When I see myself in the middle of these arguments, I think I might be doing something right. I like writing the kind of book that both sides of an argument can find something useful in. And I found you don't have to give up your views to cite my book whether you're conservative or liberal. [Social conservative] Brad Wilcox reviewed my book in the Wall Street Journal. He has invited me to his university because he is intrigued by my criticism of Evangelicals. Our bottom lines are different: he wants marriage to be nearly universal and for there to be less divorce, but other than my conclusion, which he thinks is weak, he likes the book. I have been pleased and surprised with how much both sides have been citing this book.
With all the public discussion of marriage and, as we talked about earlier, so many publicized incidents of marriage breakdown, are we possibly on the verge of something new?
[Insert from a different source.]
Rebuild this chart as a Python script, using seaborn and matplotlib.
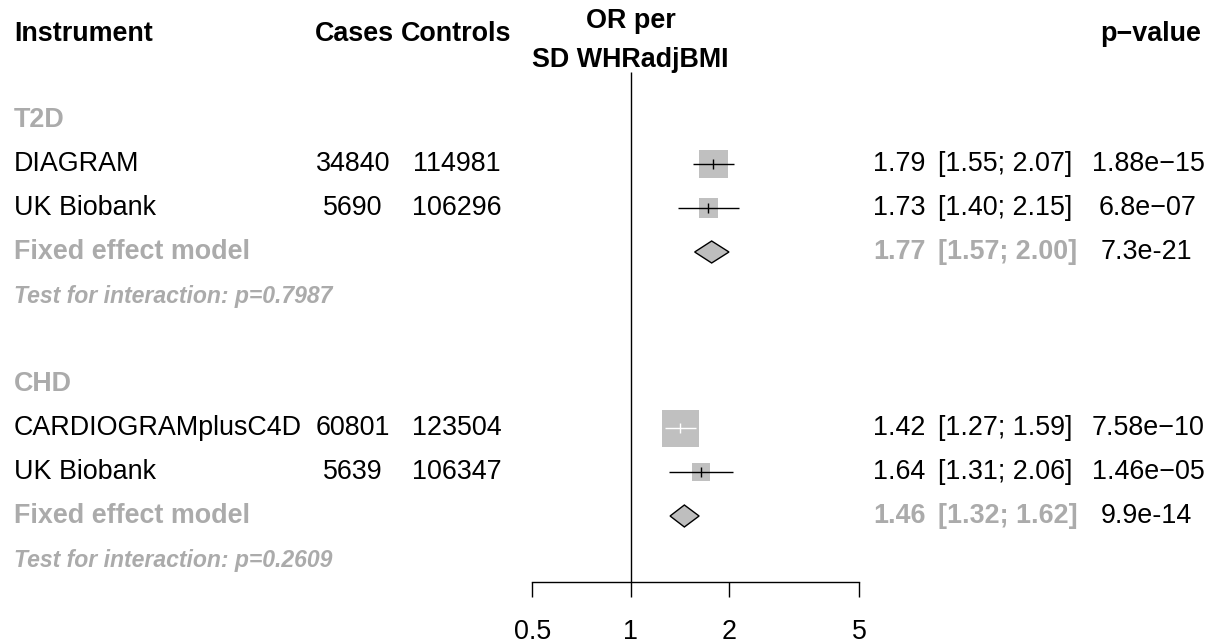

This is a period when a lot of people seem upset about infidelity and divorce. Mark Sanford, Kate and Jon -- the reaction to all of this has been shock and sadness. Will that have a long-lasting effect? I wouldn't count on it. However, we could see a modest move back in the other direction. The divorce rate has been going down for the college-educated. A sustained series of events like this summer could strengthen the faction which argues for more stable marriage.